■ **THE EXERCISE**
Copy all the data exactly, except the pictures.

■ **SOURCE MATERIAL**
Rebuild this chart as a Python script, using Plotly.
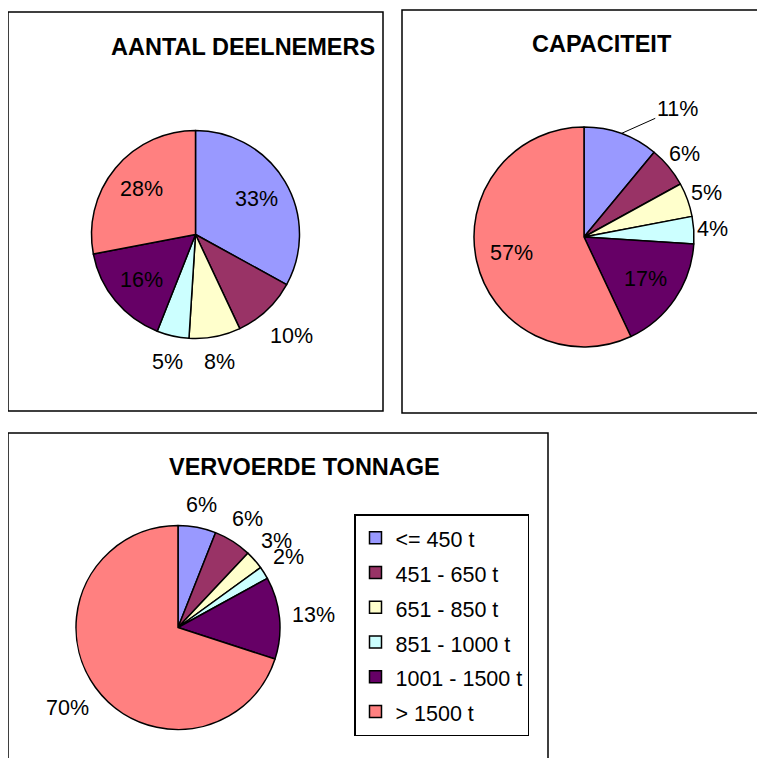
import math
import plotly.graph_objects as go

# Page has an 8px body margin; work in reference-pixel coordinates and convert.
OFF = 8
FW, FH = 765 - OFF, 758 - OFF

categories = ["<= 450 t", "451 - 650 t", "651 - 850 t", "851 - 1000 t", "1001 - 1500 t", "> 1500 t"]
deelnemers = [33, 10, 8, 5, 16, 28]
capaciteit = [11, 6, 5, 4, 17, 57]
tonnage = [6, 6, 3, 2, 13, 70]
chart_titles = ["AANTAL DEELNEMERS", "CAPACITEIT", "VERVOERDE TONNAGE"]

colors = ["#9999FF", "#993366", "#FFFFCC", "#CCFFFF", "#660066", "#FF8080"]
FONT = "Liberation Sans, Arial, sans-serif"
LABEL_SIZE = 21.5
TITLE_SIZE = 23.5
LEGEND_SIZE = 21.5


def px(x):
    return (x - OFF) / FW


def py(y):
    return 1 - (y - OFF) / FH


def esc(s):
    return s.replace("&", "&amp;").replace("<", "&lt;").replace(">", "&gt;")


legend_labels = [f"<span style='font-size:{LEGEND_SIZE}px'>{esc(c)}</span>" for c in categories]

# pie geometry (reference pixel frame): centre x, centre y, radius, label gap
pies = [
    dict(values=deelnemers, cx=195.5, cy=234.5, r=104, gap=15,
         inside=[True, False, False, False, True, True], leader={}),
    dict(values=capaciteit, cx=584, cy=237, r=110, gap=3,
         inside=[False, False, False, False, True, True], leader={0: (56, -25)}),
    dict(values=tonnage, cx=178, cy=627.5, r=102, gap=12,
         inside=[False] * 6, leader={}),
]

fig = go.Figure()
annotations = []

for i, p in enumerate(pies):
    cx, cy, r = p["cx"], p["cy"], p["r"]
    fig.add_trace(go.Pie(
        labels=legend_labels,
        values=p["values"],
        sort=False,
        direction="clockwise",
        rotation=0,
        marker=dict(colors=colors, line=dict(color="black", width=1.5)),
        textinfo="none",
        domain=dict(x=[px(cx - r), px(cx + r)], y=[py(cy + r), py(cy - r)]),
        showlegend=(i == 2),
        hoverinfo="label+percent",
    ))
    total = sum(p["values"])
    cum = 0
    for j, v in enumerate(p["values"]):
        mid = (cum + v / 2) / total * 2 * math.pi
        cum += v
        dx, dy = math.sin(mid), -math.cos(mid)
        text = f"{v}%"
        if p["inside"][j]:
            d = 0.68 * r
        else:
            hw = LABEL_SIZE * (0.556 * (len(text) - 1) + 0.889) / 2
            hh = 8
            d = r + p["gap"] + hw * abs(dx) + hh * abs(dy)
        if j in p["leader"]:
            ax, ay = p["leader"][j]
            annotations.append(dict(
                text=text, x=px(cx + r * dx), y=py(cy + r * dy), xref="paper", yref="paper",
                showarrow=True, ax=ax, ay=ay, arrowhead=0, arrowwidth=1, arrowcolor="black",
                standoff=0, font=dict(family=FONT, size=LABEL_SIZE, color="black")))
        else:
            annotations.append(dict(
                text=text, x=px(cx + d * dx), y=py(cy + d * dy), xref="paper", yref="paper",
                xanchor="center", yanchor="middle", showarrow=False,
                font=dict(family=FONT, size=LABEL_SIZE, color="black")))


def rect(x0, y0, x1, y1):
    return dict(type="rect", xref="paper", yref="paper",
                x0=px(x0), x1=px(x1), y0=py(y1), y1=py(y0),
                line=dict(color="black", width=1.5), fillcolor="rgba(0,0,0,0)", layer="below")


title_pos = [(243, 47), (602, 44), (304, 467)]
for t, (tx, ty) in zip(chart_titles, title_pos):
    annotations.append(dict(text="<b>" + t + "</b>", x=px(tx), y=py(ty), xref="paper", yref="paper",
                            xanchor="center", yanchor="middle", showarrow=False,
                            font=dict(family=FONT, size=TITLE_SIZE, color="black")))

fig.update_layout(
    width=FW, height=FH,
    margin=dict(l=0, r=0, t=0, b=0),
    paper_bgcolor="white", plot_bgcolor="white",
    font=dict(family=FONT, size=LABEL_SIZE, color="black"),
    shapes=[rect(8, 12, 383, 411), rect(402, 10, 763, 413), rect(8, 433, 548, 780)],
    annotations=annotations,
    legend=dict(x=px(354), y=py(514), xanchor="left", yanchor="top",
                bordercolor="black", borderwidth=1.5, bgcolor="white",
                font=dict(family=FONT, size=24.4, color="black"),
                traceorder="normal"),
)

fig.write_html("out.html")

■ **RESULT**
Rebuild this chart as a Python script, using Plotly.
import math
import plotly.graph_objects as go

# Page has an 8px body margin; work in reference-pixel coordinates and convert.
OFF = 8
FW, FH = 765 - OFF, 758 - OFF

categories = ["<= 450 t", "451 - 650 t", "651 - 850 t", "851 - 1000 t", "1001 - 1500 t", "> 1500 t"]
deelnemers = [33, 10, 8, 5, 16, 28]
capaciteit = [11, 6, 5, 4, 17, 57]
tonnage = [6, 6, 3, 2, 13, 70]
chart_titles = ["AANTAL DEELNEMERS", "CAPACITEIT", "VERVOERDE TONNAGE"]

colors = ["#9999FF", "#993366", "#FFFFCC", "#CCFFFF", "#660066", "#FF8080"]
FONT = "Liberation Sans, Arial, sans-serif"
LABEL_SIZE = 21.5
TITLE_SIZE = 23.5
LEGEND_SIZE = 21.5


def px(x):
    return (x - OFF) / FW


def py(y):
    return 1 - (y - OFF) / FH


def esc(s):
    return s.replace("&", "&amp;").replace("<", "&lt;").replace(">", "&gt;")


legend_labels = [f"<span style='font-size:{LEGEND_SIZE}px'>{esc(c)}</span>" for c in categories]

# pie geometry (reference pixel frame): centre x, centre y, radius, label gap
pies = [
    dict(values=deelnemers, cx=195.5, cy=234.5, r=104, gap=15,
         inside=[True, False, False, False, True, True], leader={}),
    dict(values=capaciteit, cx=584, cy=237, r=110, gap=3,
         inside=[False, False, False, False, True, True], leader={0: (56, -25)}),
    dict(values=tonnage, cx=178, cy=627.5, r=102, gap=12,
         inside=[False] * 6, leader={}),
]

fig = go.Figure()
annotations = []

for i, p in enumerate(pies):
    cx, cy, r = p["cx"], p["cy"], p["r"]
    fig.add_trace(go.Pie(
        labels=legend_labels,
        values=p["values"],
        sort=False,
        direction="clockwise",
        rotation=0,
        marker=dict(colors=colors, line=dict(color="black", width=1.5)),
        textinfo="none",
        domain=dict(x=[px(cx - r), px(cx + r)], y=[py(cy + r), py(cy - r)]),
        showlegend=(i == 2),
        hoverinfo="label+percent",
    ))
    total = sum(p["values"])
    cum = 0
    for j, v in enumerate(p["values"]):
        mid = (cum + v / 2) / total * 2 * math.pi
        cum += v
        dx, dy = math.sin(mid), -math.cos(mid)
        text = f"{v}%"
        if p["inside"][j]:
            d = 0.68 * r
        else:
            hw = LABEL_SIZE * (0.556 * (len(text) - 1) + 0.889) / 2
            hh = 8
            d = r + p["gap"] + hw * abs(dx) + hh * abs(dy)
        if j in p["leader"]:
            ax, ay = p["leader"][j]
            annotations.append(dict(
                text=text, x=px(cx + r * dx), y=py(cy + r * dy), xref="paper", yref="paper",
                showarrow=True, ax=ax, ay=ay, arrowhead=0, arrowwidth=1, arrowcolor="black",
                standoff=0, font=dict(family=FONT, size=LABEL_SIZE, color="black")))
        else:
            annotations.append(dict(
                text=text, x=px(cx + d * dx), y=py(cy + d * dy), xref="paper", yref="paper",
                xanchor="center", yanchor="middle", showarrow=False,
                font=dict(family=FONT, size=LABEL_SIZE, color="black")))


def rect(x0, y0, x1, y1):
    return dict(type="rect", xref="paper", yref="paper",
                x0=px(x0), x1=px(x1), y0=py(y1), y1=py(y0),
                line=dict(color="black", width=1.5), fillcolor="rgba(0,0,0,0)", layer="below")


title_pos = [(243, 47), (602, 44), (304, 467)]
for t, (tx, ty) in zip(chart_titles, title_pos):
    annotations.append(dict(text="<b>" + t + "</b>", x=px(tx), y=py(ty), xref="paper", yref="paper",
                            xanchor="center", yanchor="middle", showarrow=False,
                            font=dict(family=FONT, size=TITLE_SIZE, color="black")))

fig.update_layout(
    width=FW, height=FH,
    margin=dict(l=0, r=0, t=0, b=0),
    paper_bgcolor="white", plot_bgcolor="white",
    font=dict(family=FONT, size=LABEL_SIZE, color="black"),
    shapes=[rect(8, 12, 383, 411), rect(402, 10, 763, 413), rect(8, 433, 548, 780)],
    annotations=annotations,
    legend=dict(x=px(354), y=py(514), xanchor="left", yanchor="top",
                bordercolor="black", borderwidth=1.5, bgcolor="white",
                font=dict(family=FONT, size=24.4, color="black"),
                traceorder="normal"),
)

fig.write_html("out.html")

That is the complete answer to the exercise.